La Grande-Bretagne s'est lancée dans une campagne de construction de logements après la Seconde Guerre mondiale, en construisant une grande partie de son parc de logements sociaux pour les familles à faibles revenus.

Mais une partie de ces logements a été vendue et n'a pas été remplacée dans le cadre d'une politique de l'ancien Premier ministre Margaret Thatcher visant à permettre aux gens d'acheter leur logement aux autorités locales.

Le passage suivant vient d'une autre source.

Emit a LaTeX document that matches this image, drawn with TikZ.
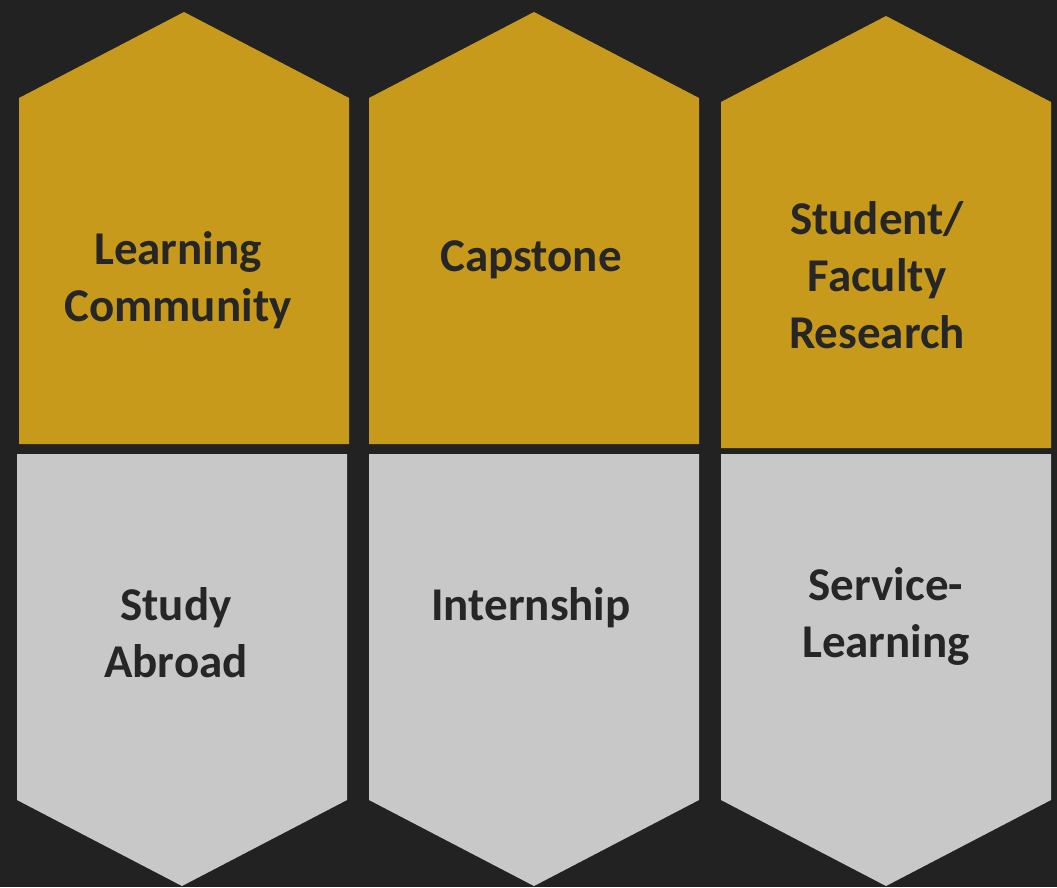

En 2017, le gouvernement a déclaré qu'il fallait construire 300 000 nouveaux logements par an en Angleterre d'ici le milieu des années 2020 pour remédier à la pénurie de logements abordables. Depuis lors, moins de 250 000 logements ont été construits en moyenne chaque année. Certains propriétaires n'ont pas hésité à laisser leurs biens vides, profitant ainsi de la hausse des prix.

Les squatters ont déclaré à Reuters que le fait de trouver une chambre les avait transformés, leur redonnant un sentiment de dignité même s'ils craignaient d'être mis à la porte.

"C'est la première fois que je me suis senti comme un être humain depuis mon arrivée au Royaume-Uni", a déclaré Youness Elaissaoui, un immigré marocain de 49 ans qui a passé du temps à l'école et dans l'ancien bureau de l'avocat.

Leaf, qui marche avec une canne, a déclaré que la découverte d'une communauté de squatters lui avait sauvé la vie.

"Je suis handicapé. Je ne survivrais pas dans la rue. C'est aussi simple que cela".